4. Чувство о чувстве.
Переход от пункта 2 к пункту 3, конечно, очень важен, он задает феноменологическую и психологическую развертку искусства, к которой мы еще вернемся. Пока же обратимся к пункту 4, представляющемуся довольно мистическим. Реальность этого автореферентного удвоенного чувства, сама по себе проблематичная, явно отличается от смысловых и вообще речевых автореференций. Перед нами некий сенсорный коррелят смысла, топологически тождественный ему, но совершенно иной по материалу воплощенности. На помощь приходит английское слово «sense», означающее одновременно и «смысл» и «чувство». Неразличение весьма странное, нелепое во всем, кроме топологической тождественности, указывающей на соотношение с собой.
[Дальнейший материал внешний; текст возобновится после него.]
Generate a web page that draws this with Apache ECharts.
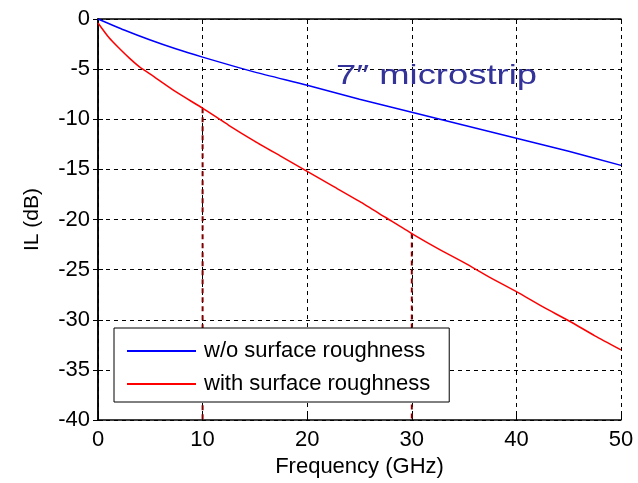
<!DOCTYPE html>
<html>
<head>
<meta charset="utf-8">
<script src="https://cdn.jsdelivr.net/npm/echarts@6/dist/echarts.min.js"></script>
<style>html,body{margin:0;padding:0;background:#fff;}#c{width:638px;height:483px;}</style>
</head>
<body>
<div id="c"></div>
<script>
const freqBlue = [0, 2.5, 5, 7.5, 10, 15, 20, 25, 30, 35, 40, 45, 50];
const ilBlue = [0, -1.1, -2.1, -3.0, -3.8, -5.3, -6.6, -8.0, -9.3, -10.6, -11.9, -13.2, -14.6];
const freqRed = [0, 1, 2, 3, 4, 5, 7.5, 10, 12.5, 15, 17.5, 20, 22.5, 25, 27.5, 30, 32.5, 35, 37.5, 40, 42.5, 45, 47.5, 50];
const ilRed = [-0.4, -1.8, -2.9, -3.9, -4.8, -5.5, -7.3, -8.9, -10.6, -12.2, -13.7, -15.2, -16.7, -18.2, -19.8, -21.4, -22.9, -24.3, -25.8, -27.2, -28.7, -30.1, -31.6, -33.0];
const markerFreqs = [10, 30];
const xTicks = [0, 10, 20, 30, 40, 50];
const yTicks = [0, -5, -10, -15, -20, -25, -30, -35, -40];
const seriesNames = ['w/o surface roughness', 'with surface roughness'];
const annotation = '7\u2033 microstrip';

const font = 'Arial, "Liberation Sans", sans-serif';
const chart = echarts.init(document.getElementById('c'), null, {renderer: 'canvas'});

const blueData = freqBlue.map((f, i) => [f, ilBlue[i]]);
const redData = freqRed.map((f, i) => [f, ilRed[i]]);
const markerSeries = markerFreqs.map(f => {
  const idx = freqRed.indexOf(f);
  return {
    type: 'line', silent: true, showSymbol: false, symbol: 'none',
    data: [[f, ilRed[idx]], [f, yTicks[yTicks.length - 1]]],
    lineStyle: {color: '#800000', width: 2, type: [5, 4]}, z: 1
  };
});

chart.setOption({
  animation: false,
  backgroundColor: '#fff',
  grid: {left: 98, top: 19, right: 17, bottom: 63, containLabel: false},
  legend: {
    orient: 'vertical', left: 114, top: 328,
    data: seriesNames,
    icon: 'rect', itemWidth: 69, itemHeight: 2, itemGap: 11,
    padding: [12, 19, 7, 13],
    borderColor: '#000', borderWidth: 1, backgroundColor: '#fff',
    textStyle: {fontFamily: font, fontSize: 22, color: '#000', padding: [0, 0, 0, 3]}
  },
  xAxis: [{
    type: 'value', min: xTicks[0], max: xTicks[xTicks.length - 1], interval: 10, position: 'bottom',
    name: 'Frequency (GHz)', nameLocation: 'middle', nameGap: 36,
    nameTextStyle: {fontFamily: font, fontSize: 22, color: '#000'},
    axisLine: {show: true, onZero: false, lineStyle: {color: '#000', width: 1.5}},
    axisTick: {show: true, inside: true, length: 5, lineStyle: {color: '#000'}},
    axisLabel: {fontFamily: font, fontSize: 22, color: '#000', margin: 9},
    splitLine: {show: true, lineStyle: {color: '#000', type: [4, 4], width: 1}}
  }, {
    type: 'value', min: xTicks[0], max: xTicks[xTicks.length - 1], interval: 10, position: 'top',
    axisLine: {show: true, lineStyle: {color: '#000', width: 1.5}},
    axisTick: {show: true, inside: true, length: 5, lineStyle: {color: '#000'}},
    axisLabel: {show: false}, splitLine: {show: false}
  }],
  yAxis: [{
    type: 'value', min: yTicks[yTicks.length - 1], max: yTicks[0], interval: 5, position: 'left',
    name: 'IL (dB)', nameLocation: 'middle', nameGap: 55,
    nameTextStyle: {fontFamily: font, fontSize: 21, color: '#000'},
    axisLine: {show: true, onZero: false, lineStyle: {color: '#000', width: 1.5}},
    axisTick: {show: true, inside: true, length: 5, lineStyle: {color: '#000'}},
    axisLabel: {fontFamily: font, fontSize: 22, color: '#000', margin: 8},
    splitLine: {show: true, lineStyle: {color: '#000', type: [4, 4], width: 1}}
  }, {
    type: 'value', min: yTicks[yTicks.length - 1], max: yTicks[0], interval: 5, position: 'right',
    axisLine: {show: true, lineStyle: {color: '#000', width: 1.5}},
    axisTick: {show: true, inside: true, length: 5, lineStyle: {color: '#000'}},
    axisLabel: {show: false}, splitLine: {show: false}
  }],
  graphic: [{
    type: 'text', left: 336, top: 62, z: 100,
    scaleX: 1.3,
    style: {text: annotation, fontFamily: font, fontSize: 28, fill: '#333399'}
  }],
  series: [
    ...markerSeries,
    {name: seriesNames[0], type: 'line', data: blueData, showSymbol: false, symbol: 'none',
     lineStyle: {color: '#0000ff', width: 1.5}, itemStyle: {color: '#0000ff'}, z: 3, smooth: 0.2},
    {name: seriesNames[1], type: 'line', data: redData, showSymbol: false, symbol: 'none',
     lineStyle: {color: '#ff0000', width: 1.5}, itemStyle: {color: '#ff0000'}, z: 3, smooth: 0.2}
  ]
});
</script>
</body>
</html>
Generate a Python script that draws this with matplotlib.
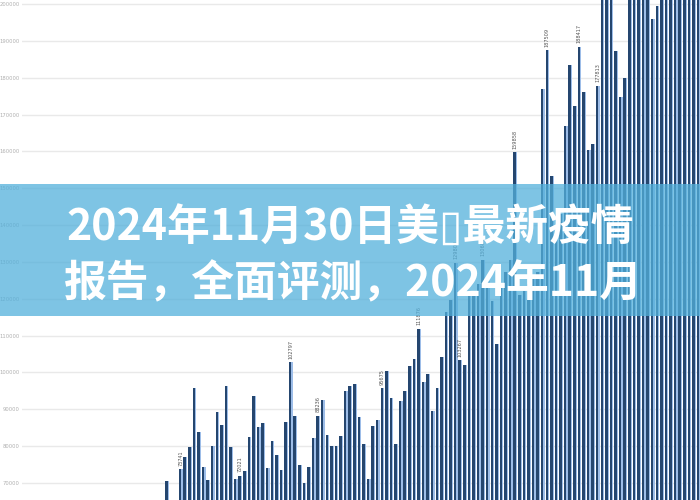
import matplotlib
matplotlib.use("Agg")
import matplotlib.pyplot as plt
from matplotlib.patches import Rectangle

# ---- data ----
values = [
    70500, 63000, 61000, 73741, 77100, 79700, 95900, 83900, 74300, 70800,
    80000, 89300, 85700, 96300, 79700, 71000, 72021, 73200, 82400, 93700,
    85300, 86200, 74100, 81300, 77500, 73500, 86500, 102797, 88200, 74900,
    70100, 74400, 82300, 88236, 92500, 82900, 80000, 80100, 82700, 95000,
    96300, 97000, 88000, 80600, 71000, 85400, 87100, 95675, 100400, 93200,
    80600, 92300, 95000, 101700, 103600, 111876, 97500, 99500, 89600, 95700,
    104200, 116300, 119800, 129800, 103267, 102000, 121100, 122000, 123900, 130600,
    124700, 119300, 107700, 123900, 127400, 130600, 159858, 121100, 122000, 124000,
    125800, 127400, 176900, 187509, 153200, 138000, 143000, 166800, 183500, 172400,
    188417, 176000, 160300, 162100, 177813, 208000, 212000, 206000, 187300, 174700,
    179900, 215000, 210000, 218000, 212000, 209000, 195900, 199500, 214000, 220000,
    211000, 216000, 223000, 213000, 218000, 210000, 217000,
]
labelled = [3, 16, 27, 33, 47, 55, 63, 64, 69, 76, 83, 90, 94]
ytick_values = [70000, 80000, 90000, 100000, 110000, 120000, 130000,
                140000, 150000, 160000, 170000, 180000, 190000, 200000]
title_lines = ["2024年11月30日美\u25af最新疫情", "报告，全面评测，2024年11月"]

# ---- figure ----
fig = plt.figure(figsize=(7, 5), dpi=100)
ax = fig.add_axes([22 / 700, 0, 1 - 22 / 700, 1])

x = list(range(len(values)))
light_w, dark_w = 0.82, 0.55
ax.bar([i - 0.41 for i in x], values, width=light_w, align="edge",
       color="#9dbde8", zorder=2)
ax.bar([i - 0.41 for i in x], values, width=dark_w, align="edge",
       color="#25466f", zorder=3)

for i in labelled:
    ax.text(i, values[i] + 900, str(values[i]), rotation=90, ha="center",
            va="bottom", fontsize=3.6, color="#555555", zorder=4)

ax.set_xlim((22 - 167) / 4.583, (700 - 167) / 4.583)
ax.set_ylim(65387, 201085)
ax.set_yticks(ytick_values)
ax.set_yticklabels([str(v) for v in ytick_values], fontsize=3.8, color="#b0b0b0")
ax.tick_params(axis="y", length=0, pad=1.5)
ax.set_xticks([])
ax.grid(axis="y", color="#e9e9e9", linewidth=1.0, zorder=0)
ax.set_axisbelow(True)
for s in ax.spines.values():
    s.set_visible(False)

# ---- overlay banner ----
fig.patches.append(Rectangle((0, 1 - 316 / 500), 1, (316 - 184) / 500,
                             transform=fig.transFigure, facecolor="#53b0db",
                             alpha=0.75, edgecolor="none", zorder=10))
fig.text(0.5, 1 - 228 / 500, title_lines[0], ha="center", va="center",
         fontsize=30.8, fontweight="bold", color="white",
         family=["Noto Sans CJK SC", "DejaVu Sans"], zorder=11)
fig.text(0.505, 1 - 283 / 500, title_lines[1], ha="center", va="center",
         fontsize=30.8, fontweight="bold", color="white",
         family=["Noto Sans CJK SC", "DejaVu Sans"], zorder=11)

fig.savefig("out.png", dpi=100)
Если второе значение слова «sense» понимать не просто как чувство, а как чувство о чувстве, мы приблизимся к сути дела. Речь, обретающая смысл, покидает траекторию императива, модальность команды, инструкции и становится движимой своим собственным вечным двигателем. Аффект, подхваченный и пронизанный речью, тоже утрачивает прямой, исчерпывающий его резонатор, обретая соотношение с самим собой. Оно, это соотношение, не является жесткой автореференцией слов, оно располагает внутренней автономной реальностью, в которую однажды ворвалась речь и теперь не может вырваться – именно потому, что не может окончательно подчинить себе эту, ею же спровоцированную реальность. Странным образом получается, что чувство о чувстве гораздо лучше укрыто от прямого речевого воздействия, чем изначальный аффект, жаждущий легитимации в мире человеческого. Тем самым «чувство о чувстве» становится автономным двигателем иносказания. Если в этом выражении заменить «чувство» на «желание», ситуация становится более знакомой:
1. Бессловесное желание.
2. Желание, выраженное в слове.
3. Слово о слове.
4. Желание желания.
Назвав эти пункты директивами, можно заметить, что две последние то расходятся между собой, то сходятся друг с другом. Желание желания не могло бы возникнуть без участия речи, что понятно (опять же, любимая тема Лакана и Делеза). Но упускают из виду другое: если бы желание желания поддавалось словам, если бы его можно было схватить с помощью прямосказания, например, дать ему точное определение, оно исчезло бы как самостоятельная реальность и не о чем было бы предметно говорить. Речь, которая пронизывает это желание второй степени, есть чистое иносказание, однако само иносказание имеет здесь другую природу. Иносказание-1 топологически близко к загадке и его можно зашифровать тем же способом: «пока меня не разгадали, я есть, когда меня узнали, то уж нет меня» – и в этот же класс попадают желания из серии «ты скажи, ты скажи, че те надо, че те надо». Прямое называние разрушает их, как свет засвечивает фотопленку, хотя с точки зрения достижения цели эффективность может сохраниться, как свидетельствует опыт поручика Ржевского.